**Set exercise:**
Give the data again exactly as written, skipping any pictures.

**Collected material:**
□ □ □ □
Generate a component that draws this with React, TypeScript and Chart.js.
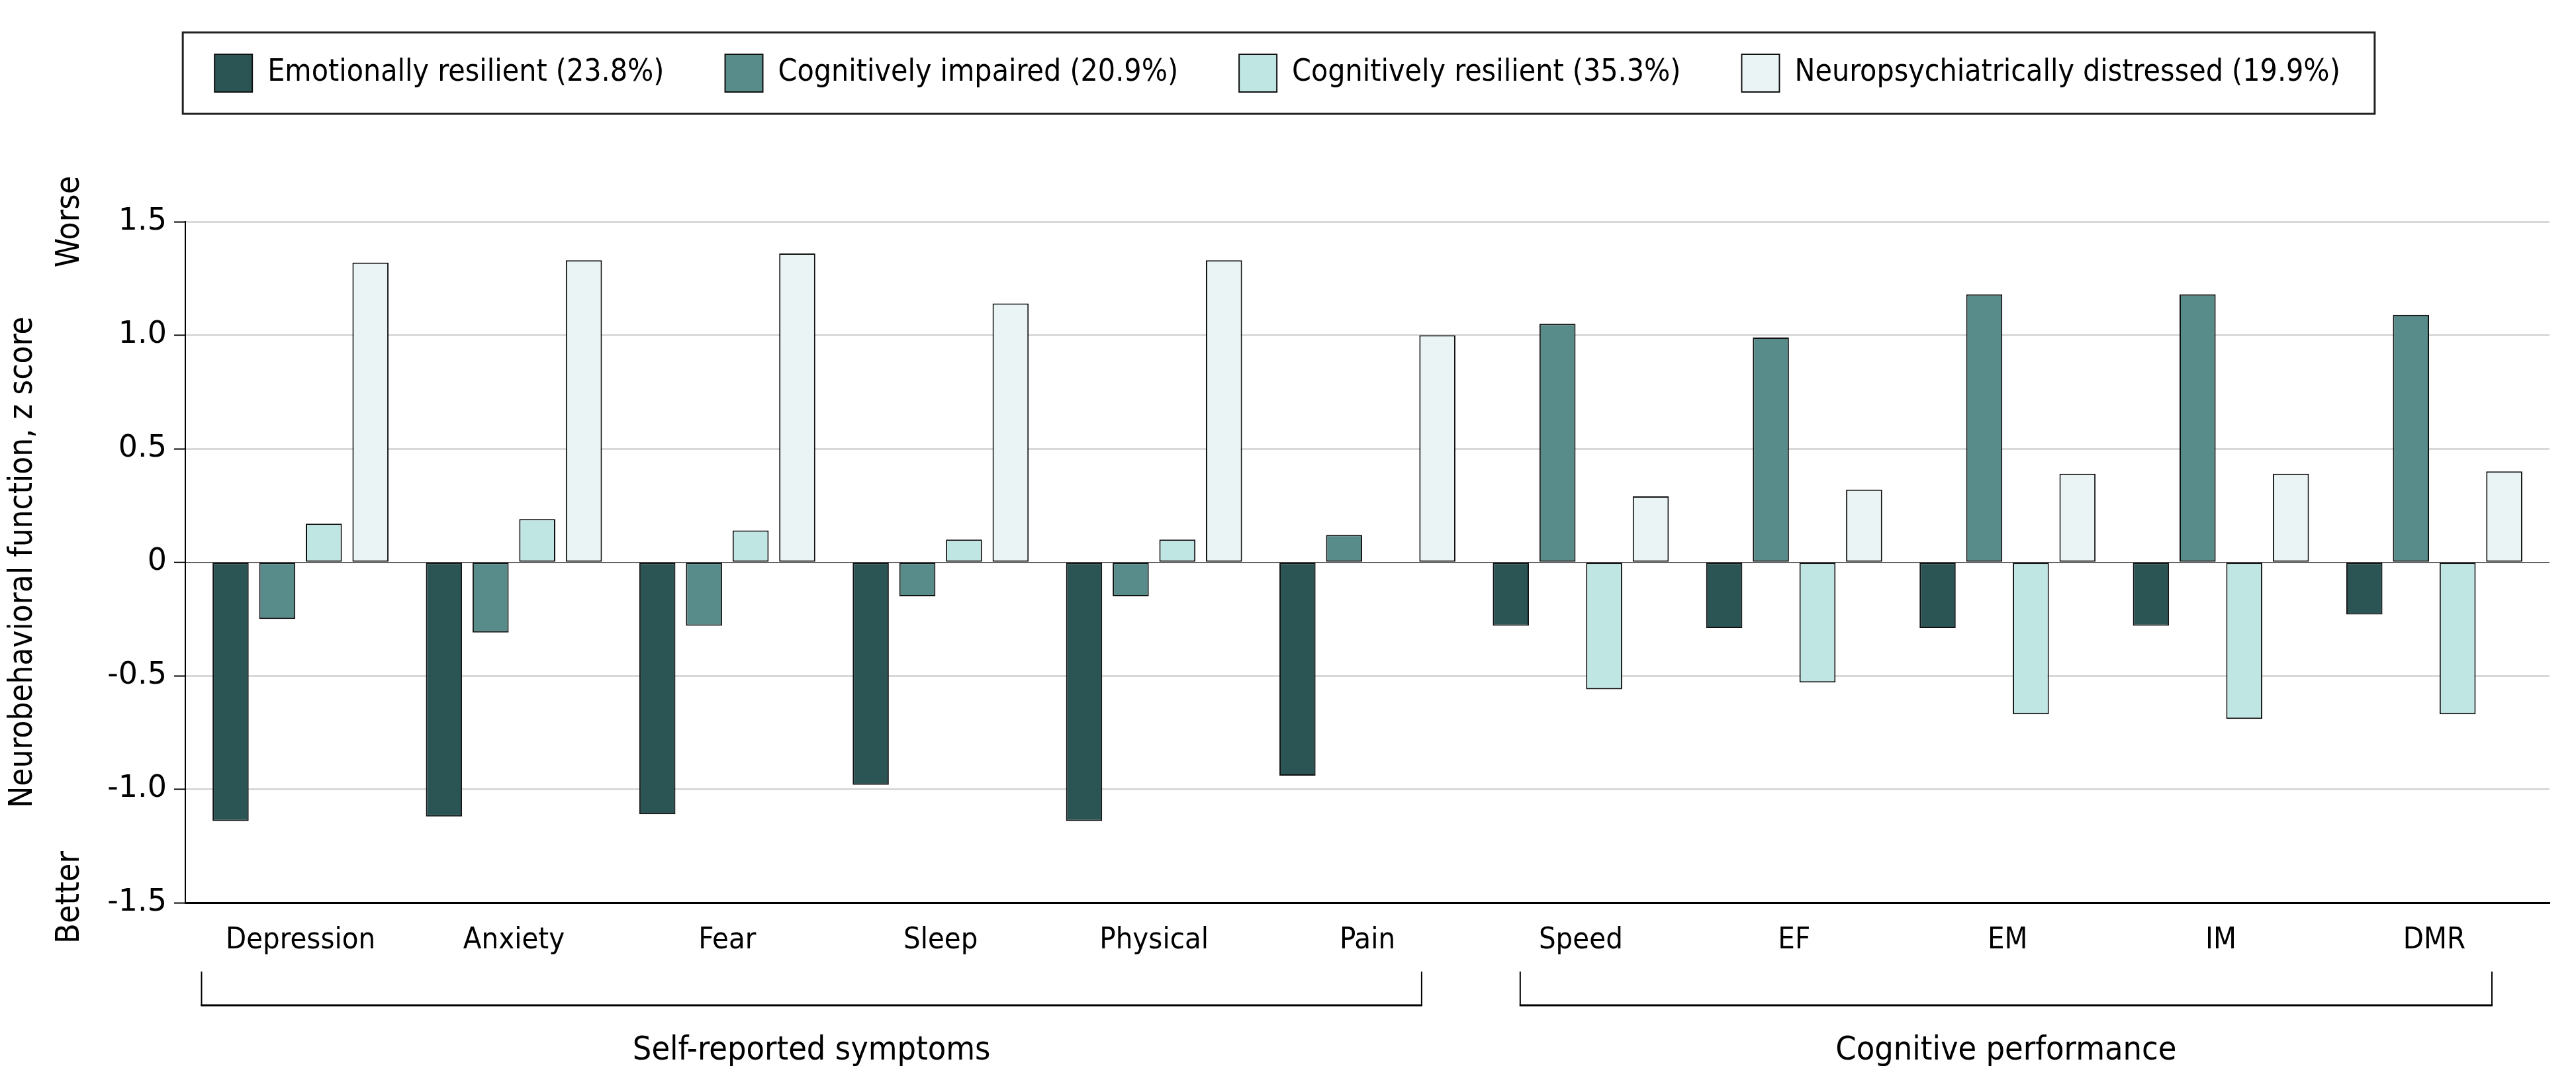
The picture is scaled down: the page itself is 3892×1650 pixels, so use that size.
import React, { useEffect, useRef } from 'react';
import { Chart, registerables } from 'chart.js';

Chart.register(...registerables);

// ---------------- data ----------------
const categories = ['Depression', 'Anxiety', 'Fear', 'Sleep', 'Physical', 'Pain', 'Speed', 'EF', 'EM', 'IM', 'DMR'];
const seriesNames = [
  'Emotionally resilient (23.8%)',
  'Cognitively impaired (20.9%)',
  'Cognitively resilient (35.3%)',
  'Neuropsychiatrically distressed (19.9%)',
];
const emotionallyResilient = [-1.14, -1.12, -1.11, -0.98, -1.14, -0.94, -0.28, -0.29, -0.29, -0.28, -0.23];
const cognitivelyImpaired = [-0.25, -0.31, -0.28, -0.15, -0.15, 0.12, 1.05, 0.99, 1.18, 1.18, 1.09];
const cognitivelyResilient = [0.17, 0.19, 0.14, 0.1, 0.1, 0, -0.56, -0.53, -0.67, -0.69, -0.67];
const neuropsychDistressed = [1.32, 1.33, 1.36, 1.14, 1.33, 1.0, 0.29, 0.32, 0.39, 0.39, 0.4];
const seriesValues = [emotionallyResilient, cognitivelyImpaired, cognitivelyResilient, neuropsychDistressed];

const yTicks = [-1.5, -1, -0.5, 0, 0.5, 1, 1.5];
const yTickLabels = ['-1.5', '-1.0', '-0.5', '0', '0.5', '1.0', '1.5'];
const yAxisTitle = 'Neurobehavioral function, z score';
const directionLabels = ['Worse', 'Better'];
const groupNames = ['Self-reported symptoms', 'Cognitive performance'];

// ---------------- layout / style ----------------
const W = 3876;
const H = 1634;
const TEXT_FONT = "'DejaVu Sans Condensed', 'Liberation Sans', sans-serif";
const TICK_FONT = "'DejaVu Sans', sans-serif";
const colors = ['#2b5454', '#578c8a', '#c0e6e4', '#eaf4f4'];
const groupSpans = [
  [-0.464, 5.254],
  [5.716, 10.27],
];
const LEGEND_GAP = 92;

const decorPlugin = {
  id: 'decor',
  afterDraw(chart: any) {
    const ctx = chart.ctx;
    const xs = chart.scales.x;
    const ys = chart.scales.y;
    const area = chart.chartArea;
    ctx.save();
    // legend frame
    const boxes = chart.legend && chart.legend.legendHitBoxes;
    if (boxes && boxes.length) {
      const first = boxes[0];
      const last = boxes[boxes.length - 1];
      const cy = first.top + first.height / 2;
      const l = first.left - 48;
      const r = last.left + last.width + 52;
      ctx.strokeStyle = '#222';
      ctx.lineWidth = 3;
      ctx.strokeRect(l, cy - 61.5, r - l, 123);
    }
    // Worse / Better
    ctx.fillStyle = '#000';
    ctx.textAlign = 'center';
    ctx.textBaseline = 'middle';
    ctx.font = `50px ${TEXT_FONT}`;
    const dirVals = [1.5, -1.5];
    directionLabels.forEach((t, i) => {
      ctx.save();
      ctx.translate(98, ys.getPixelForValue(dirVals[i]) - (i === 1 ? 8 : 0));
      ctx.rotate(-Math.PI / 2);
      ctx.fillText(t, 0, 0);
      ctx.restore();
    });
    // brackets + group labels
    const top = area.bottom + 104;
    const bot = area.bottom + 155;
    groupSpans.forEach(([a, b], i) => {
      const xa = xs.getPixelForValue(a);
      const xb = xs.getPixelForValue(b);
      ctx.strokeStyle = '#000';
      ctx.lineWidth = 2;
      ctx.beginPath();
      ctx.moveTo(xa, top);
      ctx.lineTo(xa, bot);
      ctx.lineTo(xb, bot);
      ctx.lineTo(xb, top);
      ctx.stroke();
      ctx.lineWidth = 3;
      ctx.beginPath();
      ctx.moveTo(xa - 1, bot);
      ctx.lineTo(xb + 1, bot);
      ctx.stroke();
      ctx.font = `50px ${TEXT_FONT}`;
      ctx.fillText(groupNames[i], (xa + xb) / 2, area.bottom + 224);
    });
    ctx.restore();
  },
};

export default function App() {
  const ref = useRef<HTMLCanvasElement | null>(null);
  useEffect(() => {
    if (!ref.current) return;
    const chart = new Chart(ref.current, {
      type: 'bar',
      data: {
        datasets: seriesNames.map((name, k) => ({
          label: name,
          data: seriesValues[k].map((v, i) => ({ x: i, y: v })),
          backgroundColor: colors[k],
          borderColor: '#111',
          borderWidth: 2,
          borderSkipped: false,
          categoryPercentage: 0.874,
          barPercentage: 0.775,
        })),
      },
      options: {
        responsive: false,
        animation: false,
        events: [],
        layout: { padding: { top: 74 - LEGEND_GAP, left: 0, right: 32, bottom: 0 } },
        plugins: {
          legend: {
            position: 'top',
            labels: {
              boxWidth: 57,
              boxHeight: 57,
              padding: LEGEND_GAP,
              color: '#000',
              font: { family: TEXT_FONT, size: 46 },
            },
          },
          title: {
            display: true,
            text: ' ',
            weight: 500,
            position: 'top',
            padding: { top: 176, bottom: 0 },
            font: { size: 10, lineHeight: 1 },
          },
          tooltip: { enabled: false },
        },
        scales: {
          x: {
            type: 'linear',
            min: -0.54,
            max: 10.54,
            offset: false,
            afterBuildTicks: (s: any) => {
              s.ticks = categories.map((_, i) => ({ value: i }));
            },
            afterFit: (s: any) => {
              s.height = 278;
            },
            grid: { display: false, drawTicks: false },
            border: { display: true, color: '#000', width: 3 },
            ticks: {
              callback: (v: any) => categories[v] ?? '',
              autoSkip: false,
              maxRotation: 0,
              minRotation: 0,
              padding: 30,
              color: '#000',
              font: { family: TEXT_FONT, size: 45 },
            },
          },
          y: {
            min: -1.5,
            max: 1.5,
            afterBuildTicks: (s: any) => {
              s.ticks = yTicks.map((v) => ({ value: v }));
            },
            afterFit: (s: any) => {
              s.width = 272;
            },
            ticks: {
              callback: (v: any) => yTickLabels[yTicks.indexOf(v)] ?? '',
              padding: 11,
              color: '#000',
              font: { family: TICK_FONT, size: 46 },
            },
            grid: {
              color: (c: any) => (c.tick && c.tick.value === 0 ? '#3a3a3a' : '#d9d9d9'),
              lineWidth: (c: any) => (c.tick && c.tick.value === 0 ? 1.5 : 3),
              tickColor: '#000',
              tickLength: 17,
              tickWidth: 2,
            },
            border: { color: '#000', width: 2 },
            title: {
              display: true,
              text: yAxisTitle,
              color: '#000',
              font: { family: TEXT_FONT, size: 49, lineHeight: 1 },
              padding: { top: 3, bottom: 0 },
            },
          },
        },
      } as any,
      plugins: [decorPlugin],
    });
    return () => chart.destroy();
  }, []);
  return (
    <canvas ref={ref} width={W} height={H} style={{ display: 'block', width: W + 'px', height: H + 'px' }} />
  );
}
□ □ □ □
**Full solution:**
Generate a component that draws this with React, TypeScript and Chart.js.
The picture is scaled down: the page itself is 3892×1650 pixels, so use that size.
import React, { useEffect, useRef } from 'react';
import { Chart, registerables } from 'chart.js';

Chart.register(...registerables);

// ---------------- data ----------------
const categories = ['Depression', 'Anxiety', 'Fear', 'Sleep', 'Physical', 'Pain', 'Speed', 'EF', 'EM', 'IM', 'DMR'];
const seriesNames = [
  'Emotionally resilient (23.8%)',
  'Cognitively impaired (20.9%)',
  'Cognitively resilient (35.3%)',
  'Neuropsychiatrically distressed (19.9%)',
];
const emotionallyResilient = [-1.14, -1.12, -1.11, -0.98, -1.14, -0.94, -0.28, -0.29, -0.29, -0.28, -0.23];
const cognitivelyImpaired = [-0.25, -0.31, -0.28, -0.15, -0.15, 0.12, 1.05, 0.99, 1.18, 1.18, 1.09];
const cognitivelyResilient = [0.17, 0.19, 0.14, 0.1, 0.1, 0, -0.56, -0.53, -0.67, -0.69, -0.67];
const neuropsychDistressed = [1.32, 1.33, 1.36, 1.14, 1.33, 1.0, 0.29, 0.32, 0.39, 0.39, 0.4];
const seriesValues = [emotionallyResilient, cognitivelyImpaired, cognitivelyResilient, neuropsychDistressed];

const yTicks = [-1.5, -1, -0.5, 0, 0.5, 1, 1.5];
const yTickLabels = ['-1.5', '-1.0', '-0.5', '0', '0.5', '1.0', '1.5'];
const yAxisTitle = 'Neurobehavioral function, z score';
const directionLabels = ['Worse', 'Better'];
const groupNames = ['Self-reported symptoms', 'Cognitive performance'];

// ---------------- layout / style ----------------
const W = 3876;
const H = 1634;
const TEXT_FONT = "'DejaVu Sans Condensed', 'Liberation Sans', sans-serif";
const TICK_FONT = "'DejaVu Sans', sans-serif";
const colors = ['#2b5454', '#578c8a', '#c0e6e4', '#eaf4f4'];
const groupSpans = [
  [-0.464, 5.254],
  [5.716, 10.27],
];
const LEGEND_GAP = 92;

const decorPlugin = {
  id: 'decor',
  afterDraw(chart: any) {
    const ctx = chart.ctx;
    const xs = chart.scales.x;
    const ys = chart.scales.y;
    const area = chart.chartArea;
    ctx.save();
    // legend frame
    const boxes = chart.legend && chart.legend.legendHitBoxes;
    if (boxes && boxes.length) {
      const first = boxes[0];
      const last = boxes[boxes.length - 1];
      const cy = first.top + first.height / 2;
      const l = first.left - 48;
      const r = last.left + last.width + 52;
      ctx.strokeStyle = '#222';
      ctx.lineWidth = 3;
      ctx.strokeRect(l, cy - 61.5, r - l, 123);
    }
    // Worse / Better
    ctx.fillStyle = '#000';
    ctx.textAlign = 'center';
    ctx.textBaseline = 'middle';
    ctx.font = `50px ${TEXT_FONT}`;
    const dirVals = [1.5, -1.5];
    directionLabels.forEach((t, i) => {
      ctx.save();
      ctx.translate(98, ys.getPixelForValue(dirVals[i]) - (i === 1 ? 8 : 0));
      ctx.rotate(-Math.PI / 2);
      ctx.fillText(t, 0, 0);
      ctx.restore();
    });
    // brackets + group labels
    const top = area.bottom + 104;
    const bot = area.bottom + 155;
    groupSpans.forEach(([a, b], i) => {
      const xa = xs.getPixelForValue(a);
      const xb = xs.getPixelForValue(b);
      ctx.strokeStyle = '#000';
      ctx.lineWidth = 2;
      ctx.beginPath();
      ctx.moveTo(xa, top);
      ctx.lineTo(xa, bot);
      ctx.lineTo(xb, bot);
      ctx.lineTo(xb, top);
      ctx.stroke();
      ctx.lineWidth = 3;
      ctx.beginPath();
      ctx.moveTo(xa - 1, bot);
      ctx.lineTo(xb + 1, bot);
      ctx.stroke();
      ctx.font = `50px ${TEXT_FONT}`;
      ctx.fillText(groupNames[i], (xa + xb) / 2, area.bottom + 224);
    });
    ctx.restore();
  },
};

export default function App() {
  const ref = useRef<HTMLCanvasElement | null>(null);
  useEffect(() => {
    if (!ref.current) return;
    const chart = new Chart(ref.current, {
      type: 'bar',
      data: {
        datasets: seriesNames.map((name, k) => ({
          label: name,
          data: seriesValues[k].map((v, i) => ({ x: i, y: v })),
          backgroundColor: colors[k],
          borderColor: '#111',
          borderWidth: 2,
          borderSkipped: false,
          categoryPercentage: 0.874,
          barPercentage: 0.775,
        })),
      },
      options: {
        responsive: false,
        animation: false,
        events: [],
        layout: { padding: { top: 74 - LEGEND_GAP, left: 0, right: 32, bottom: 0 } },
        plugins: {
          legend: {
            position: 'top',
            labels: {
              boxWidth: 57,
              boxHeight: 57,
              padding: LEGEND_GAP,
              color: '#000',
              font: { family: TEXT_FONT, size: 46 },
            },
          },
          title: {
            display: true,
            text: ' ',
            weight: 500,
            position: 'top',
            padding: { top: 176, bottom: 0 },
            font: { size: 10, lineHeight: 1 },
          },
          tooltip: { enabled: false },
        },
        scales: {
          x: {
            type: 'linear',
            min: -0.54,
            max: 10.54,
            offset: false,
            afterBuildTicks: (s: any) => {
              s.ticks = categories.map((_, i) => ({ value: i }));
            },
            afterFit: (s: any) => {
              s.height = 278;
            },
            grid: { display: false, drawTicks: false },
            border: { display: true, color: '#000', width: 3 },
            ticks: {
              callback: (v: any) => categories[v] ?? '',
              autoSkip: false,
              maxRotation: 0,
              minRotation: 0,
              padding: 30,
              color: '#000',
              font: { family: TEXT_FONT, size: 45 },
            },
          },
          y: {
            min: -1.5,
            max: 1.5,
            afterBuildTicks: (s: any) => {
              s.ticks = yTicks.map((v) => ({ value: v }));
            },
            afterFit: (s: any) => {
              s.width = 272;
            },
            ticks: {
              callback: (v: any) => yTickLabels[yTicks.indexOf(v)] ?? '',
              padding: 11,
              color: '#000',
              font: { family: TICK_FONT, size: 46 },
            },
            grid: {
              color: (c: any) => (c.tick && c.tick.value === 0 ? '#3a3a3a' : '#d9d9d9'),
              lineWidth: (c: any) => (c.tick && c.tick.value === 0 ? 1.5 : 3),
              tickColor: '#000',
              tickLength: 17,
              tickWidth: 2,
            },
            border: { color: '#000', width: 2 },
            title: {
              display: true,
              text: yAxisTitle,
              color: '#000',
              font: { family: TEXT_FONT, size: 49, lineHeight: 1 },
              padding: { top: 3, bottom: 0 },
            },
          },
        },
      } as any,
      plugins: [decorPlugin],
    });
    return () => chart.destroy();
  }, []);
  return (
    <canvas ref={ref} width={W} height={H} style={{ display: 'block', width: W + 'px', height: H + 'px' }} />
  );
}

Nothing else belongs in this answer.